I stayed in Dumaguete for one day and a half, and it was one day too many! The seafront promenade is indeed very nice and will provide a pleasant five-minute walk (despite the occasional sewer smells) but that's about it. The rest of the town (with the additional exception of the university grounds) is noisy, smelly, and unattractive with overhanging electrical cables, too many tricylces and other vehicles, and almost unusable sidewalks cluttered with parked cars and other obstacles.
And of course it's hot and very humid. And did I say smelly?

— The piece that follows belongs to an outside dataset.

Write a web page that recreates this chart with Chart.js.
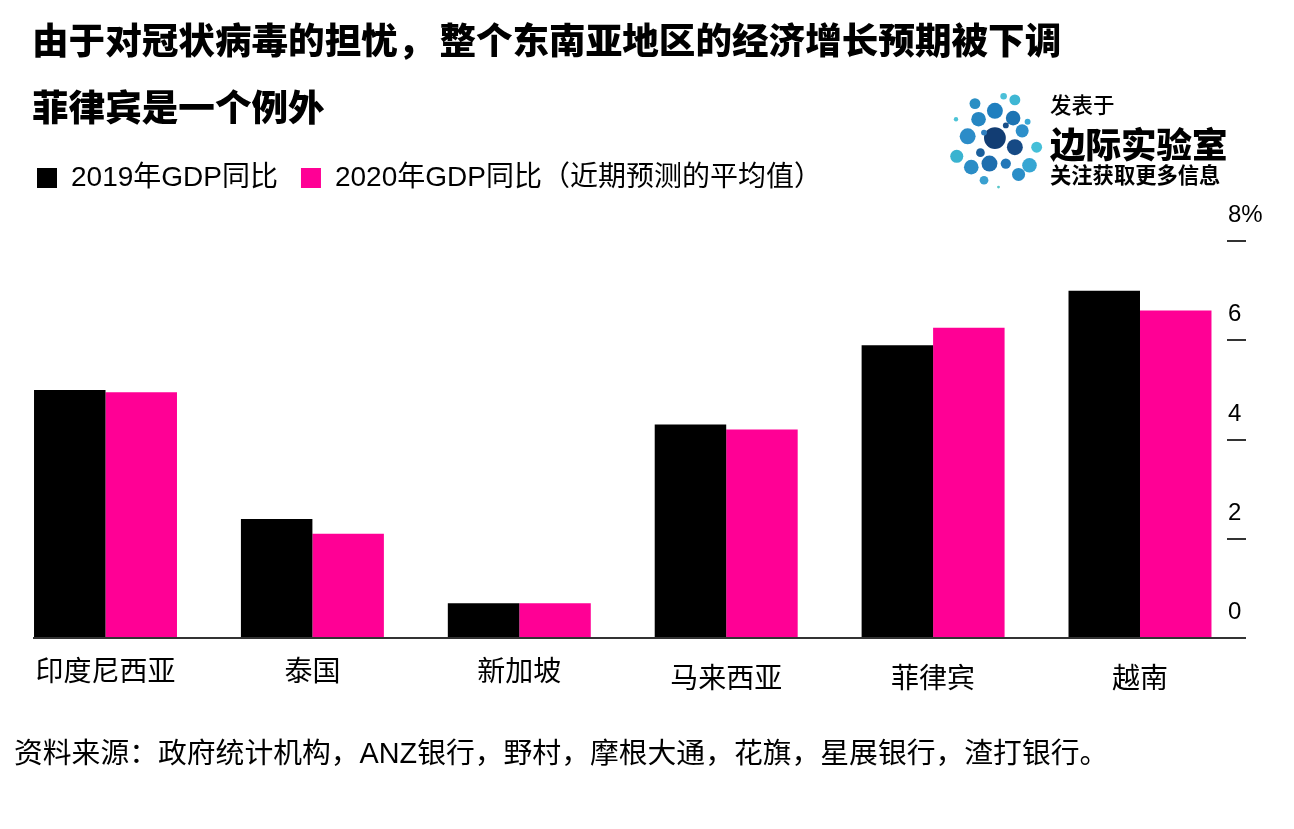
<!DOCTYPE html>
<html>
<head>
<meta charset="utf-8">
<script src="https://cdn.jsdelivr.net/npm/chart.js@4.4.1/dist/chart.umd.min.js"></script>
<style>
  html, body { margin: 0; padding: 0; background: #fff; }
  body { width: 1294px; height: 829px; position: relative; overflow: hidden; }
  #wrap { position: absolute; left: 0; top: 0; width: 1294px; height: 829px; }
  .txt { position: absolute; white-space: nowrap; color: #000; }
  .title { font-family: "Noto Sans CJK SC", sans-serif; font-weight: 900; font-size: 36.6px; line-height: 36.6px; left: 32px; }
  #source { font-family: "Liberation Sans", "Noto Sans CJK SC", sans-serif; font-size: 28.8px; line-height: 28.8px; left: 14px; top: 739px; }
  #logo { position: absolute; left: 940px; top: 88px; width: 300px; height: 110px; }
  .lg { font-family: "Noto Sans CJK SC", sans-serif; position: absolute; left: 110px; white-space: nowrap; color: #000; }
</style>
</head>
<body>
<div id="wrap"><canvas id="c"></canvas></div>
<div class="txt title" style="top:21px;">由于对冠状病毒的担忧，<span style="margin-left:5px">整个东南亚地区的经济增长预期被下调</span></div>
<div class="txt title" style="top:88px;">菲律宾是一个例外</div>
<div id="logo">
  <svg width="110" height="110" viewBox="940 88 110 110" style="position:absolute;left:0;top:0">
    <g transform="translate(996 141) scale(1.09) translate(-996 -141)">
    <circle cx="976.7" cy="106.7" r="5" fill="#2a8fc4"/>
    <circle cx="995" cy="113.3" r="7.3" fill="#1f7fbf"/>
    <circle cx="1013.3" cy="103.3" r="5" fill="#3fb7d4"/>
    <circle cx="1011.7" cy="120" r="6.7" fill="#1d74b3"/>
    <circle cx="959.3" cy="121" r="2" fill="#4cc3d6"/>
    <circle cx="980" cy="121" r="6.7" fill="#2586c2"/>
    <circle cx="1025" cy="123.3" r="2.7" fill="#3aa9d6"/>
    <circle cx="970" cy="136.7" r="7.3" fill="#2c8cc8"/>
    <circle cx="995" cy="138.3" r="10" fill="#123d73"/>
    <circle cx="1020" cy="131.7" r="6" fill="#2d8fca"/>
    <circle cx="1033.3" cy="146.7" r="5" fill="#45bfd8"/>
    <circle cx="960" cy="155" r="6" fill="#3ab3d0"/>
    <circle cx="981.7" cy="151.7" r="4" fill="#1b5f9c"/>
    <circle cx="1013.3" cy="146.7" r="7.3" fill="#164a85"/>
    <circle cx="990" cy="161.7" r="7.3" fill="#1e6eae"/>
    <circle cx="973.3" cy="165" r="6.7" fill="#2b8dc6"/>
    <circle cx="1005" cy="161.7" r="4.7" fill="#2377b8"/>
    <circle cx="1026.7" cy="163.3" r="6.7" fill="#36a6d3"/>
    <circle cx="1016.7" cy="171.7" r="6" fill="#2a8dc7"/>
    <circle cx="998.3" cy="183.3" r="1.3" fill="#56c6c9"/>
    <circle cx="985" cy="133.3" r="2.7" fill="#2f7fc0"/>
    <circle cx="1005" cy="126.7" r="2.7" fill="#1a4f88"/>
    <circle cx="985" cy="177" r="4" fill="#3aa0d0"/>
    <circle cx="1003" cy="100" r="3" fill="#4cc0d8"/>
    </g>
  </svg>
  <div class="lg" style="top:5px;font-size:21.5px;line-height:21.5px;font-weight:500;">发表于</div>
  <div class="lg" style="top:37px;font-size:35.5px;line-height:35.5px;font-weight:900;">边际实验室</div>
  <div class="lg" style="top:75px;font-size:21.3px;line-height:21.3px;font-weight:700;">关注获取更多信息</div>
</div>
<div id="source" class="txt">资料来源：政府统计机构，ANZ银行，野村，摩根大通，花旗，星展银行，渣打银行。</div>
<script>
// ---- data ----
const categories = ['印度尼西亚', '泰国', '新加坡', '马来西亚', '菲律宾', '越南'];
const gdp2019 = [5.0, 2.4, 0.7, 4.3, 5.9, 7.0];
const gdp2020 = [4.95, 2.1, 0.7, 4.2, 6.25, 6.6];
const seriesLabels = ['2019年GDP同比', '2020年GDP同比（近期预测的平均值）'];
const yTickValues = [0, 2, 4, 6, 8];
const yTickLabels = ['0', '2', '4', '6', '8%'];

const FONT = '"Liberation Sans", "Noto Sans CJK SC", sans-serif';
const toPoints = arr => arr.map((v, i) => ({ x: i, y: v }));

const chart = new Chart(document.getElementById('c'), {
  type: 'bar',
  data: {
    datasets: [
      { label: seriesLabels[0], data: toPoints(gdp2019), xAxisID: 'x', yAxisID: 'y', backgroundColor: '#000000', borderColor: '#000000', borderWidth: 0 },
      { label: seriesLabels[1], data: toPoints(gdp2020), xAxisID: 'x', yAxisID: 'y', backgroundColor: '#ff0095', borderColor: '#ff0095', borderWidth: 0 }
    ]
  },
  options: {
    responsive: true,
    maintainAspectRatio: false,
    animation: false,
    devicePixelRatio: 1,
    datasets: { bar: { categoryPercentage: 0.691, barPercentage: 1.0 } },
    layout: { padding: { top: 141, left: 14, right: 0, bottom: 0 } },
    plugins: {
      title: { display: false },
      tooltip: { enabled: false },
      legend: {
        display: true,
        position: 'top',
        align: 'start',
        labels: {
          boxWidth: 20,
          boxHeight: 20,
          padding: 23,
          color: '#000',
          font: { family: FONT, size: 28 }
        }
      }
    },
    scales: {
      x: {
        type: 'linear',
        position: 'bottom',
        offset: false,
        min: -0.3456,
        max: 5.4205,
        grid: { display: false, drawTicks: false, offset: false },
        border: { display: true, color: '#333', width: 2 },
        afterBuildTicks: s => { s.ticks = categories.map((c, i) => ({ value: i })); },
        afterFit: s => { s.height = 191; },
        ticks: {
          autoSkip: false,
          maxRotation: 0,
          minRotation: 0,
          padding: 18.5,
          color: '#000',
          font: ctx => ({ family: FONT, size: 28, lineHeight: ctx.index >= 3 ? 1.7 : 1.2 }),
          callback: v => categories[v]
        }
      },
      xTop: {
        type: 'linear',
        position: 'top',
        display: true,
        grid: { display: false, drawTicks: false },
        border: { display: false },
        ticks: { display: false },
        afterFit: s => { s.height = 39; }
      },
      yLeft: {
        type: 'linear',
        position: 'left',
        display: true,
        grid: { display: false, drawTicks: false },
        border: { display: false },
        ticks: { display: false },
        afterFit: s => { s.width = 20; }
      },
      y: {
        type: 'linear',
        position: 'right',
        min: 0,
        max: 8,
        grid: { display: true, drawOnChartArea: false, drawTicks: true, tickLength: 19, tickColor: '#333', lineWidth: 2 },
        border: { display: false },
        afterFit: s => { s.width = 67; },
        ticks: {
          stepSize: 2,
          autoSkip: false,
          padding: -18,
          labelOffset: -25.5,
          color: '#000',
          font: { family: FONT, size: 24 },
          callback: v => yTickLabels[yTickValues.indexOf(v)]
        }
      }
    }
  }
});
</script>
</body>
</html>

I arrived around 4 pm on Sunday afternoon, and was able to walk to my hotel which was only about 10 minutes away from the ferry port. Hotel Palwa is a typical business hotel, with clean air-conditioned rooms, so I was confortable there, except for swearing many times at the unreliable hot water (had a couple of cold showers before discovering that the water heater was hiding in a corner "under" the sink).
That first evening, I walked past the market, the medieval-looking stone belltower, and the church. It was Sunday night mass and the crowds of worshippers spilled outside. I walked down the seafront promenade (very busy at dusk) where some guy was preaching through a loudspeaker, and a half-sunk ship loomed in the distance. Had a pretty pleasant dinner at an outdoor restaurant called the Blue Monkey Grill.
Monday morning I woke up and realized there wasn't really anything left to do in this town... except perhaps the small anthropological museum at the university. Fortunately, one good thing about the place is that it has the cheapest food I've encountered so far in the Philippines. Consequently, I spent the best part of the day sitting at cafes and restaurants eating and drinking. And reading a novel. I had good lattes and pastries, bad pizza, and pretty good fish tacos. I walked by the university twice and the museum was closed both times. I walked the seafront promenade again. I walked by the church again. For the first time of the trip I actually felt bored. Not sure if it's a coincidence that I'm feeling that way just as the trip is about to end. It's probably a good thing as this actually makes me look forward to my return home.
And since this will be my last entry about the Philippines, I thought I would provide a short summary of my impressions on the country.
From what I have seen and experienced (a small sample of the country I must admit), I would say that two of the country's greatest assets are its people and its beaches. The people are always friendly and polite and speak surprisingly good English. Of course, the constant "Yes, Ma'am" replies can become grating after a while... but oh well.
I knew that the Philippines would feel different from the rest of Asia (given centuries of Western colonization and influence). There is a definite latino feel here.
Philippinos like to be entertained. Any music or noise is better than silence. This can mean live entertainement delivered through bad speakers on a lunch cruise, or blind musicians playing for tips in the departure lounge of ferry ports and small island airports!
I also experienced a number of "firsts" here, some bad, but most just interesting. Here are a few:
- First time getting to the front of the line at airport immigration to find that the clerk has left his booth with no indication whether he's coming back or not!
- First time being asked to step on the luggage scale with my hand luggage upon checking in for a flight.
- First time having my bank card swallowed by a bank machine.
- First time seeing a "Male" and "Female" line-ups at the airport X-ray machines (they pat everyone down, but don't seem to care about liquids...)
- First time being asked to pay for my entire 3-night hotel stay by bank transfer before I even get there.
I'm sure I forget some... Will add them as they come back to mind.